With the prospect of new exams and new mark schemes for all, a little time going over the mark scheme with students is beneficial not only for them but also for the staff leading the session or attending. Confidence with the mark scheme is important for all of those involved in the examination process after all, not just the students.
However, the most important part of any Lead Lesson is in the name: the leading. At our school, Lead Lessons are normally run by the Head of Department but if you have a member of staff who is especially knowledgeable on chemical compounds, algebraic equations or developing historical arguments, there’s no reason why the expert on that specific area shouldn’t be at the front of your hall. The session Lead guides students through the information, in this case an extract from the text and the question that will go alongside it. Clear aims and success criteria are established before students are released in to group discussion.

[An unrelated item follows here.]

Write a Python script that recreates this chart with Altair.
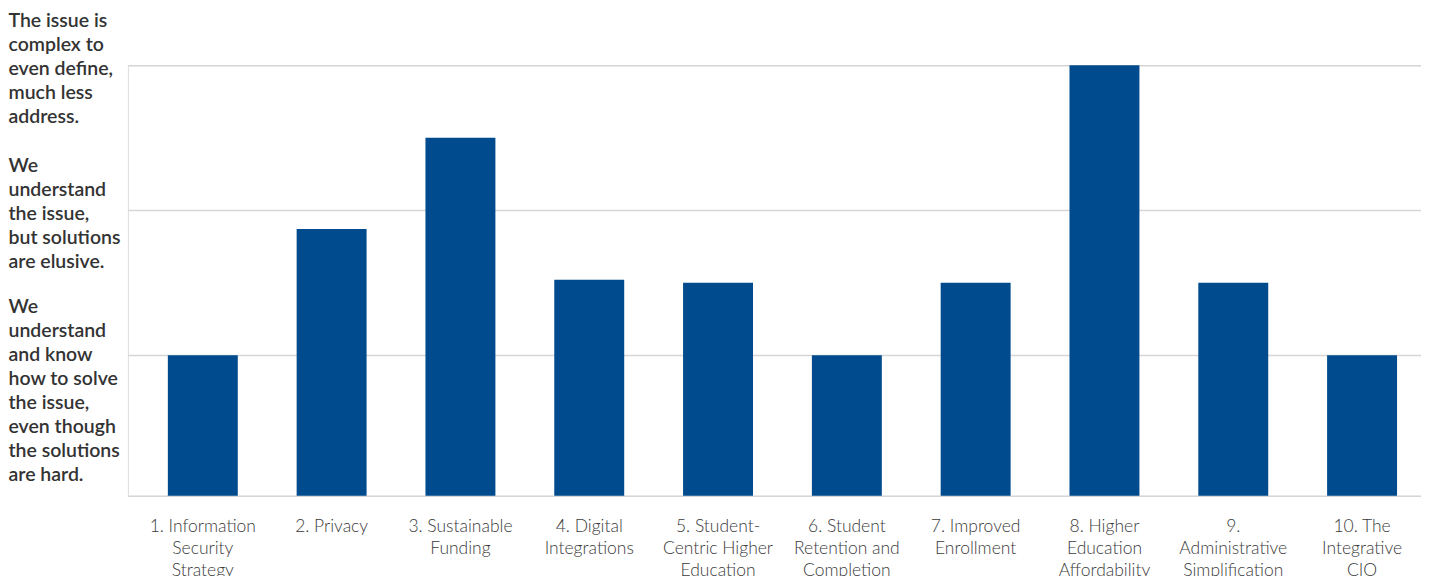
import json
import altair as alt
import pandas as pd

categories = [
    "1. Information\nSecurity\nStrategy",
    "2. Privacy",
    "3. Sustainable\nFunding",
    "4. Digital\nIntegrations",
    "5. Student-\nCentric Higher\nEducation",
    "6. Student\nRetention and\nCompletion",
    "7. Improved\nEnrollment",
    "8. Higher\nEducation\nAffordability",
    "9.\nAdministrative\nSimplification",
    "10. The\nIntegrative\nCIO",
]
values = [1.0, 1.87, 2.5, 1.52, 1.5, 1.0, 1.5, 3.0, 1.5, 1.0]

level_values = [1, 2, 3]
level_labels = [
    ["We", "understand", "and know", "how to solve", "the issue,", "even though", "the solutions", "are hard."],
    ["We", "understand", "the issue,", "but solutions", "are elusive."],
    ["The issue is", "complex to", "even define,", "much less", "address."],
]

df = pd.DataFrame({"cat": categories, "val": values})

y_expr = " : ".join(
    f"datum.value == {v} ? {json.dumps(lines)}" for v, lines in zip(level_values, level_labels)
) + " : ''"

FONT = "Lato"

chart = (
    alt.Chart(df)
    .mark_bar(color="#004B8D")
    .encode(
        x=alt.X(
            "cat:N",
            sort=None,
            title=None,
            scale=alt.Scale(paddingInner=0.457, paddingOuter=0.248, align=0.625),
            axis=alt.Axis(
                labelAngle=0,
                labelExpr="split(datum.label, '\\n')",
                labelFont=FONT,
                labelFontSize=17.5,
                labelFontWeight=300,
                labelColor="#3a3a3a",
                labelLineHeight=22,
                labelPadding=22,
                labelLimit=200,
                ticks=False,
                domain=True,
                domainColor="#d6d6d6",
                domainWidth=1.5,
                grid=False,
            ),
        ),
        y=alt.Y(
            "val:Q",
            title=None,
            scale=alt.Scale(domain=[0.03, 3], clamp=True, zero=False, nice=False),
            axis=alt.Axis(
                values=level_values,
                labelExpr=y_expr,
                labelFont=FONT,
                labelFontSize=19.5,
                labelFontWeight=600,
                labelColor="#333333",
                labelAlign="left",
                labelBaseline="middle",
                labelLineHeight=24,
                labelPadding=120,
                labelLimit=200,
                labelOffset=alt.condition("datum.value == 1", alt.value(-49), alt.value(-45)),
                ticks=False,
                tickSize=0,
                domain=False,
                grid=True,
                gridColor="#d6d6d6",
                gridWidth=1.5,
            ),
        ),
    )
    .properties(width=1294, height=431)
    .configure_view(stroke=None)
    .configure(padding={"top": 2, "left": 0, "right": 0, "bottom": 0})
)

chart.save("out.html", embed_options={"renderer": "svg", "actions": False})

At this point, armed with an extract and able to discuss and annotate with others in the room – sometimes even from different sets to allow higher and lower ability to benefit from each other – students are able to tackle the exam question with more confidence. Time is given to sharing of ideas with teachers as facilitators of conversation rather than guiding it.
A consistent planning structure is the next key element of our Lead Lesson. Regardless of topic in English, students are always presented with something resembling this:
As we all know, planning ideas in groups is far less intimidating for many students. This is often especially true of our lower ability groups. The Lead Lesson allows firstly for easy scaffolding but also then as your year progresses and students become more confident and comfortable with this set up, the scaffold can be removed. Before you know it, you have a cohort of students sat in silence in the hall, planning exam answers. Not only that, but this is no longer an intimidating or anxiety-inducing experience. This is simply the norm.
- For subjects with essay based answers, this planning structure may be able to remain very similar. For others like Maths and Science, perhaps this is the moment that students attempt the modeled content from the Lead but now in small groups.
Finally, students get to not only see a sample paragraph but also ask questions about it. For reasons unknown, this appears to be even more powerful when it happens in a Lead Lesson. The ‘power of the school hall’ makes all of the strategies that we normally use in the classroom that much more effective.
This progression of events obviously leads to students writing an exam answer in controlled conditions. This is where the results of this group learning truly come to the fore. Now armed with not only confidence from the knowledge and advice of the Head of Department but also settled by the significance of the school hall, students write with a focus that is hard to replicate even in the best of classrooms.
The best part of this whole strategy is when, a couple of months down the line, students ask for a Lead Lesson. An essay written in the hall is no longer an end of term assessment or a tool to give students a ‘kick’ but instead a productive and positive piece of work that is progress driven.